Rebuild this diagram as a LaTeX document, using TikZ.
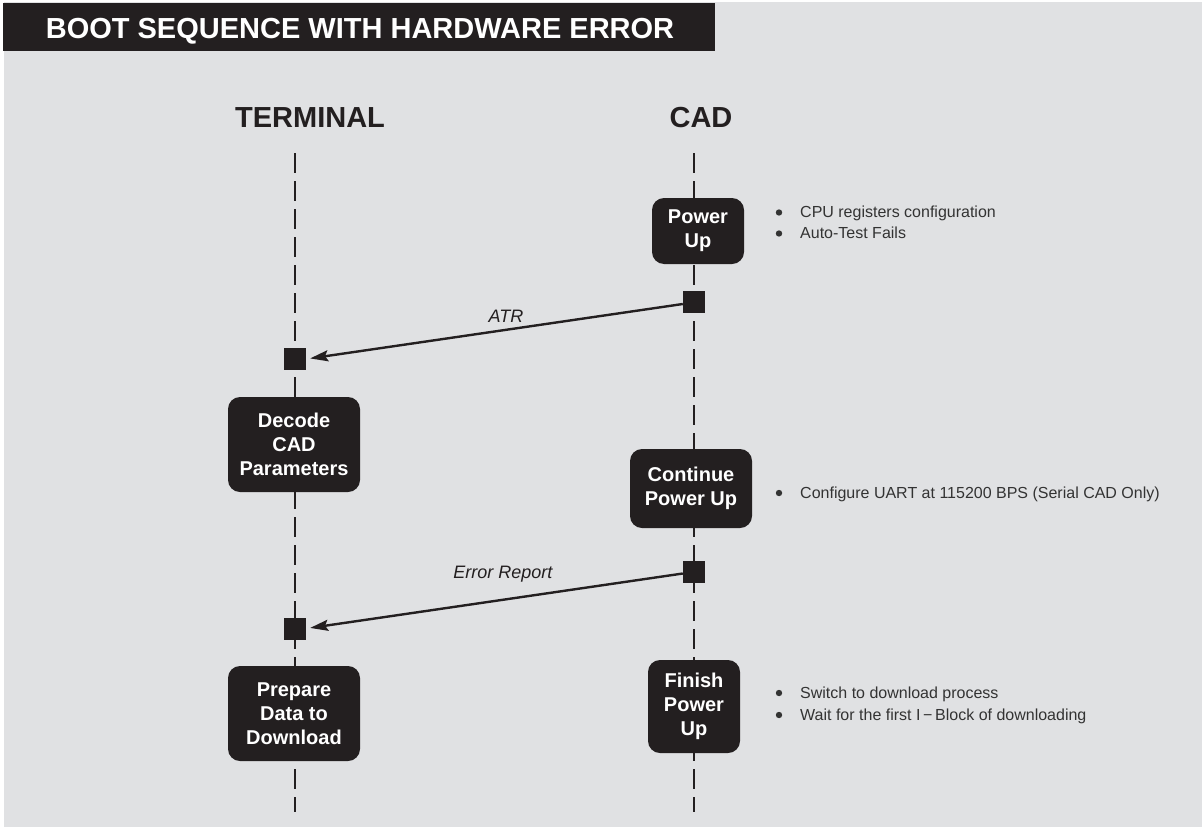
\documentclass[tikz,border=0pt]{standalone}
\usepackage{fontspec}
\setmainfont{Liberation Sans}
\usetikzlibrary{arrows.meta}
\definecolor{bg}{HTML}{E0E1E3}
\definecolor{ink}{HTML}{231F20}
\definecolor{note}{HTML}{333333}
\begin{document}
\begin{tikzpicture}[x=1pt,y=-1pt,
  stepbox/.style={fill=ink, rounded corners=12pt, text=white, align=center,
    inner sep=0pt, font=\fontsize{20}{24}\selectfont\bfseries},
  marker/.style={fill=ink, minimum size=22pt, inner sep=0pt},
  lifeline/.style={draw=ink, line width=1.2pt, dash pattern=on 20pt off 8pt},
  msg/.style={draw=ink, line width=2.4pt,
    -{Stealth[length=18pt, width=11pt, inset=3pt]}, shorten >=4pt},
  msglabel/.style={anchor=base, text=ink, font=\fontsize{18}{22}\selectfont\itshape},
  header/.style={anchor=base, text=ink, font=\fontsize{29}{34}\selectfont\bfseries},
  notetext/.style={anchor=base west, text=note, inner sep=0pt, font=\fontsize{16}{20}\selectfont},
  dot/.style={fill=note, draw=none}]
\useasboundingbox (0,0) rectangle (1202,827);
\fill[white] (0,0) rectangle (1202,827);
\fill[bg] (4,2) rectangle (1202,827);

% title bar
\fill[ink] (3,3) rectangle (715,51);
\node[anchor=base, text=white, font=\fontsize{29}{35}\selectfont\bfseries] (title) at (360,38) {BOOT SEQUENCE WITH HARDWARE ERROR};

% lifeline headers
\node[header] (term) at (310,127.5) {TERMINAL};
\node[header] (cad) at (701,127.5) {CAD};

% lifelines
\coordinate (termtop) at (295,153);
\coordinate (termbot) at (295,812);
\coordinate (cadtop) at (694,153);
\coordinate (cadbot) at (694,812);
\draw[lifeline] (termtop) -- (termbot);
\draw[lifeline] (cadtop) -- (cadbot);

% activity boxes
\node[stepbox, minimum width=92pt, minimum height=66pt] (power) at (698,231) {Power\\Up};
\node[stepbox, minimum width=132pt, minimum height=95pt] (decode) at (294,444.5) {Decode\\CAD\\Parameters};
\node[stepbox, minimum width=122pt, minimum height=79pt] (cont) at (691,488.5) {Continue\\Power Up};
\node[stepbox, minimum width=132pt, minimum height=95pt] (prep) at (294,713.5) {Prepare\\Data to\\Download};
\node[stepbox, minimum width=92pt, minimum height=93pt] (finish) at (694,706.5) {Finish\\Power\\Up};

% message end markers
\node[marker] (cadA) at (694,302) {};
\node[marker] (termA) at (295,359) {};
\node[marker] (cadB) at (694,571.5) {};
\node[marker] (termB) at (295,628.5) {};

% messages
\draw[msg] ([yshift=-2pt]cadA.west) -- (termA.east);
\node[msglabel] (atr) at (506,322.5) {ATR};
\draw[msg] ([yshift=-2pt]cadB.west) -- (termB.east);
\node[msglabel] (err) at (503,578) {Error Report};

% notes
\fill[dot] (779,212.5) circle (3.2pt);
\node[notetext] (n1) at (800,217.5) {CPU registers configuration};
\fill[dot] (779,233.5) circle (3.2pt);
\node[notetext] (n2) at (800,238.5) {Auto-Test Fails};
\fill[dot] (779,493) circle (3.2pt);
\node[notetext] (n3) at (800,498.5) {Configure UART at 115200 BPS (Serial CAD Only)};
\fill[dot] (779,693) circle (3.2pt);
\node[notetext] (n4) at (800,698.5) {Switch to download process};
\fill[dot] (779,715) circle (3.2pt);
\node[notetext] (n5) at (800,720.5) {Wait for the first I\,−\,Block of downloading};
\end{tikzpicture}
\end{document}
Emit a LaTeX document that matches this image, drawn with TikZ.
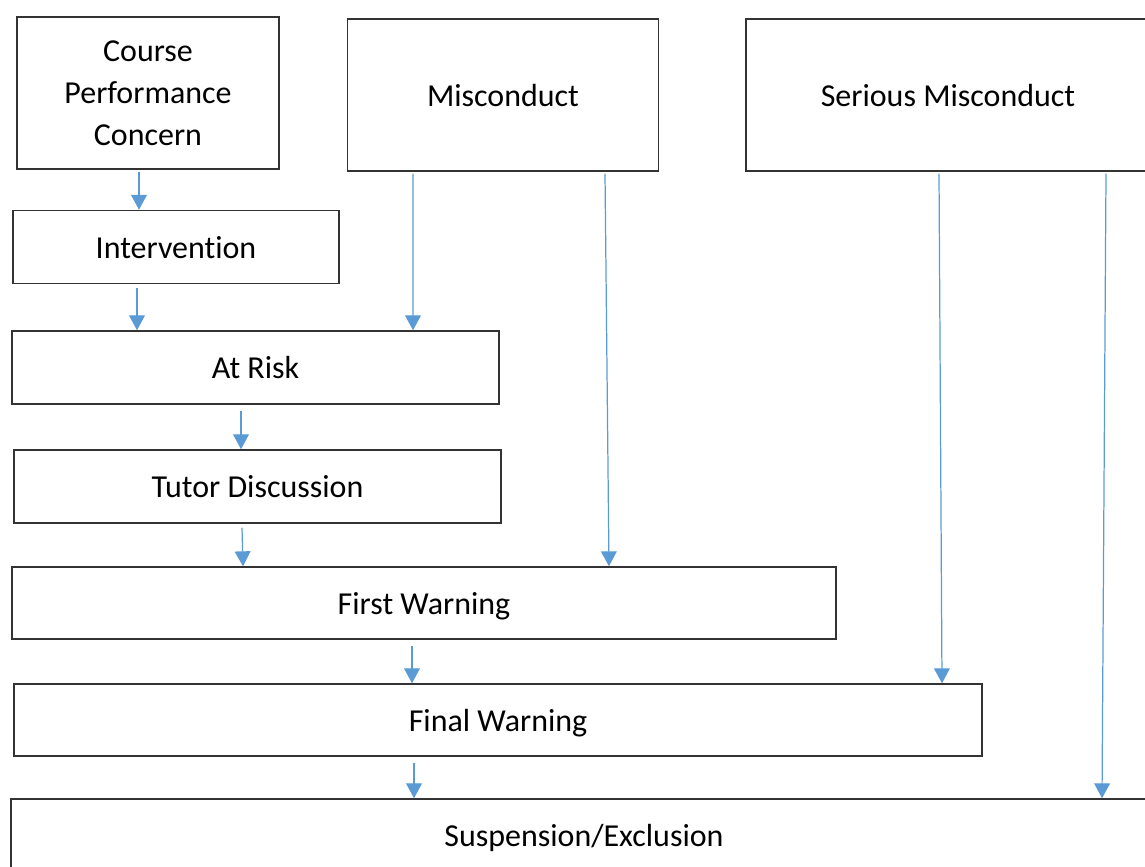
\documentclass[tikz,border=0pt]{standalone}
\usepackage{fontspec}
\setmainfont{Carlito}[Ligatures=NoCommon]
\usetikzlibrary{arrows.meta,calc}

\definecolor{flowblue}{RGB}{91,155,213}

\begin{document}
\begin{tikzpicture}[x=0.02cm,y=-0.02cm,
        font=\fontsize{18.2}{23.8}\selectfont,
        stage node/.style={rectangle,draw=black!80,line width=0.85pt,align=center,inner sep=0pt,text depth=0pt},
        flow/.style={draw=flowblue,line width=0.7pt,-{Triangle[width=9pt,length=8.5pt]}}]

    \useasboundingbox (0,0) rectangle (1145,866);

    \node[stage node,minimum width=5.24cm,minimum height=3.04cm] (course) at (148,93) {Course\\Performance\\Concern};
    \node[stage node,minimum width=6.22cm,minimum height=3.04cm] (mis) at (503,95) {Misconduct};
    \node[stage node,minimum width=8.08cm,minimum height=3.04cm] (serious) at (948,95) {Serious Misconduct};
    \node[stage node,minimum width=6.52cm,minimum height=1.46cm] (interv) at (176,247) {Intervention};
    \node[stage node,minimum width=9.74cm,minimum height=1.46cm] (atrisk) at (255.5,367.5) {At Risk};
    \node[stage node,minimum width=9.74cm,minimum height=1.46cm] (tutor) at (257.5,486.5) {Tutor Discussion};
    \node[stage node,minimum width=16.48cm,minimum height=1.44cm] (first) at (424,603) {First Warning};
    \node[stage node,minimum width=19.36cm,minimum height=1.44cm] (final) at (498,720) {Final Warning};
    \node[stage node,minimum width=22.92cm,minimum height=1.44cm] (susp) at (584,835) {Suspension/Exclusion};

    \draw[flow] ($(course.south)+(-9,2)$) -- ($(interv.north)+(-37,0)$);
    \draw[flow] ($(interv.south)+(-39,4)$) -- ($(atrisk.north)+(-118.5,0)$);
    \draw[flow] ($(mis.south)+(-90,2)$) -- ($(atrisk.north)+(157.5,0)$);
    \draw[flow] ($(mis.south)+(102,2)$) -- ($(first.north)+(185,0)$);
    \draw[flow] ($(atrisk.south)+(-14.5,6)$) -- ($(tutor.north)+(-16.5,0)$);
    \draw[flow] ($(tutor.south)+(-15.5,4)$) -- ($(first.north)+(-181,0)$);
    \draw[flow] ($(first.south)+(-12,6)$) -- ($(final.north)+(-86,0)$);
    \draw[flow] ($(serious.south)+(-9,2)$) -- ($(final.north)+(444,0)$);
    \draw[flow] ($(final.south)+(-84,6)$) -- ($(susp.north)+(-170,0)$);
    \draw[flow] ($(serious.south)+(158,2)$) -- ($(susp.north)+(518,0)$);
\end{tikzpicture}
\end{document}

+===+

Brief | Using the records above, output their complete text exactly, minus any images.

The response |
Rebuild this diagram as a LaTeX document, using TikZ.
\documentclass[tikz,border=0pt]{standalone}
\usepackage{fontspec}
\setmainfont{Liberation Sans}
\usetikzlibrary{arrows.meta}
\definecolor{bg}{HTML}{E0E1E3}
\definecolor{ink}{HTML}{231F20}
\definecolor{note}{HTML}{333333}
\begin{document}
\begin{tikzpicture}[x=1pt,y=-1pt,
  stepbox/.style={fill=ink, rounded corners=12pt, text=white, align=center,
    inner sep=0pt, font=\fontsize{20}{24}\selectfont\bfseries},
  marker/.style={fill=ink, minimum size=22pt, inner sep=0pt},
  lifeline/.style={draw=ink, line width=1.2pt, dash pattern=on 20pt off 8pt},
  msg/.style={draw=ink, line width=2.4pt,
    -{Stealth[length=18pt, width=11pt, inset=3pt]}, shorten >=4pt},
  msglabel/.style={anchor=base, text=ink, font=\fontsize{18}{22}\selectfont\itshape},
  header/.style={anchor=base, text=ink, font=\fontsize{29}{34}\selectfont\bfseries},
  notetext/.style={anchor=base west, text=note, inner sep=0pt, font=\fontsize{16}{20}\selectfont},
  dot/.style={fill=note, draw=none}]
\useasboundingbox (0,0) rectangle (1202,827);
\fill[white] (0,0) rectangle (1202,827);
\fill[bg] (4,2) rectangle (1202,827);

% title bar
\fill[ink] (3,3) rectangle (715,51);
\node[anchor=base, text=white, font=\fontsize{29}{35}\selectfont\bfseries] (title) at (360,38) {BOOT SEQUENCE WITH HARDWARE ERROR};

% lifeline headers
\node[header] (term) at (310,127.5) {TERMINAL};
\node[header] (cad) at (701,127.5) {CAD};

% lifelines
\coordinate (termtop) at (295,153);
\coordinate (termbot) at (295,812);
\coordinate (cadtop) at (694,153);
\coordinate (cadbot) at (694,812);
\draw[lifeline] (termtop) -- (termbot);
\draw[lifeline] (cadtop) -- (cadbot);

% activity boxes
\node[stepbox, minimum width=92pt, minimum height=66pt] (power) at (698,231) {Power\\Up};
\node[stepbox, minimum width=132pt, minimum height=95pt] (decode) at (294,444.5) {Decode\\CAD\\Parameters};
\node[stepbox, minimum width=122pt, minimum height=79pt] (cont) at (691,488.5) {Continue\\Power Up};
\node[stepbox, minimum width=132pt, minimum height=95pt] (prep) at (294,713.5) {Prepare\\Data to\\Download};
\node[stepbox, minimum width=92pt, minimum height=93pt] (finish) at (694,706.5) {Finish\\Power\\Up};

% message end markers
\node[marker] (cadA) at (694,302) {};
\node[marker] (termA) at (295,359) {};
\node[marker] (cadB) at (694,571.5) {};
\node[marker] (termB) at (295,628.5) {};

% messages
\draw[msg] ([yshift=-2pt]cadA.west) -- (termA.east);
\node[msglabel] (atr) at (506,322.5) {ATR};
\draw[msg] ([yshift=-2pt]cadB.west) -- (termB.east);
\node[msglabel] (err) at (503,578) {Error Report};

% notes
\fill[dot] (779,212.5) circle (3.2pt);
\node[notetext] (n1) at (800,217.5) {CPU registers configuration};
\fill[dot] (779,233.5) circle (3.2pt);
\node[notetext] (n2) at (800,238.5) {Auto-Test Fails};
\fill[dot] (779,493) circle (3.2pt);
\node[notetext] (n3) at (800,498.5) {Configure UART at 115200 BPS (Serial CAD Only)};
\fill[dot] (779,693) circle (3.2pt);
\node[notetext] (n4) at (800,698.5) {Switch to download process};
\fill[dot] (779,715) circle (3.2pt);
\node[notetext] (n5) at (800,720.5) {Wait for the first I\,−\,Block of downloading};
\end{tikzpicture}
\end{document}
Emit a LaTeX document that matches this image, drawn with TikZ.
\documentclass[tikz,border=0pt]{standalone}
\usepackage{fontspec}
\setmainfont{Carlito}[Ligatures=NoCommon]
\usetikzlibrary{arrows.meta,calc}

\definecolor{flowblue}{RGB}{91,155,213}

\begin{document}
\begin{tikzpicture}[x=0.02cm,y=-0.02cm,
        font=\fontsize{18.2}{23.8}\selectfont,
        stage node/.style={rectangle,draw=black!80,line width=0.85pt,align=center,inner sep=0pt,text depth=0pt},
        flow/.style={draw=flowblue,line width=0.7pt,-{Triangle[width=9pt,length=8.5pt]}}]

    \useasboundingbox (0,0) rectangle (1145,866);

    \node[stage node,minimum width=5.24cm,minimum height=3.04cm] (course) at (148,93) {Course\\Performance\\Concern};
    \node[stage node,minimum width=6.22cm,minimum height=3.04cm] (mis) at (503,95) {Misconduct};
    \node[stage node,minimum width=8.08cm,minimum height=3.04cm] (serious) at (948,95) {Serious Misconduct};
    \node[stage node,minimum width=6.52cm,minimum height=1.46cm] (interv) at (176,247) {Intervention};
    \node[stage node,minimum width=9.74cm,minimum height=1.46cm] (atrisk) at (255.5,367.5) {At Risk};
    \node[stage node,minimum width=9.74cm,minimum height=1.46cm] (tutor) at (257.5,486.5) {Tutor Discussion};
    \node[stage node,minimum width=16.48cm,minimum height=1.44cm] (first) at (424,603) {First Warning};
    \node[stage node,minimum width=19.36cm,minimum height=1.44cm] (final) at (498,720) {Final Warning};
    \node[stage node,minimum width=22.92cm,minimum height=1.44cm] (susp) at (584,835) {Suspension/Exclusion};

    \draw[flow] ($(course.south)+(-9,2)$) -- ($(interv.north)+(-37,0)$);
    \draw[flow] ($(interv.south)+(-39,4)$) -- ($(atrisk.north)+(-118.5,0)$);
    \draw[flow] ($(mis.south)+(-90,2)$) -- ($(atrisk.north)+(157.5,0)$);
    \draw[flow] ($(mis.south)+(102,2)$) -- ($(first.north)+(185,0)$);
    \draw[flow] ($(atrisk.south)+(-14.5,6)$) -- ($(tutor.north)+(-16.5,0)$);
    \draw[flow] ($(tutor.south)+(-15.5,4)$) -- ($(first.north)+(-181,0)$);
    \draw[flow] ($(first.south)+(-12,6)$) -- ($(final.north)+(-86,0)$);
    \draw[flow] ($(serious.south)+(-9,2)$) -- ($(final.north)+(444,0)$);
    \draw[flow] ($(final.south)+(-84,6)$) -- ($(susp.north)+(-170,0)$);
    \draw[flow] ($(serious.south)+(158,2)$) -- ($(susp.north)+(518,0)$);
\end{tikzpicture}
\end{document}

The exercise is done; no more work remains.